Rural Public School Teachers Score GSIS "Harassment"

Business Mirror
Written by Manly Ugalde / Correspondent
Tuesday, 18 November 2008 00:51

VIRAC, Catanduanes—Public- school teachers here assailed the Government Service Insurance System (GSIS) for alleged cheating, harassment and negligence over their alleged unfounded accountabilities.

GSIS members who have recently retired or are in the process of retiring complained that the state pension fund has been warning them to settle their alleged unpaid salary loans that they have paid in full.

Others said they were not paid the full amount of their matured policies allegedly because they have still unpaid loans that they also did not apply for.

Oscar Uchi, a newly retired high- school teacher at the Tambogñon National High School in the coastal town of Viga, said the GSIS claimed that he has not paid his salary loan of P84,200 showed in the GSIS database when his pay slips, as well as records of the Department of Education, show that his salary deductions had been remitted to the GSIS.

Uchi explained that the GSIS does not also approve succeeding salary loan applications unless the old loan has been settled.

Another teacher of the same school, Gregorio Villaray, lamented that he is retiring by January next year but the GSIS is forcing him to pay his salary loan of P74,500, which his records showed has been paid in full.

Maria Salome Tosic and Maria Filipina Liveta, also teachers of the said school, claimed they had not obtained loans from the GSIS but when their policies matured, the pension fund refused to pay them alleging that the proceeds due their policies were made to cover for their loans.

Avelino Tumala, also a teacher, said his P60,000 GSIS insurance policy has matured but he was informed by the GSIS that its proceeds were used to pay his unsettled loans.

“I don’t have a single unpaid loan,” Tumala said.

The teachers said despite the problems confronted by public school teachers with the pension fund before are nothing compared to their problems now. If at all, there were minor problems before, the teachers added.

Salvador Manlangit, a retired agriculture technician at the Gigmoto local government, said he was required by the GSIS to fill out forms for his e-card at the GSIS extension office in the capital town of Virac in June and was assured that he would receive the e-card in 15 days.

Until now, Manlangit said he has not received the e-card which is the instrument for the withdrawal of his monthly pension. “Kelan darating iyong pension ko? Kung patay na ako?” Manlangit lamented.

GSIS members here also complained that even the educational policies for their children could not be collected when their children reach college. They said some beneficiary-students have already graduated and the GSIS policies remain uncollected.

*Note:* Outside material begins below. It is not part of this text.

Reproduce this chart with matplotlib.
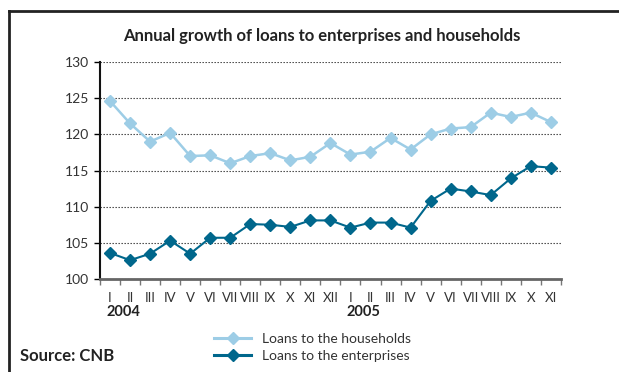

Uchi said his salary loan of P84,200 obtained in 2003 was settled fully in 2006. He said, however, that his insurance policy of P75,000, which matured this year was found to have been wiped out when its proceeds were used by the GSIS to pay his already long full-paid loan.

The teachers appealed to the government and the GSIS to save teachers from this kind of mess, saying poor as they are, and yet they are retiring poor only to become victims of injustices from the state-owned GSIS. This is double jeopardy, the teachers said, adding that their counterparts in the private sector never encountered similar injustices from the Social Security System.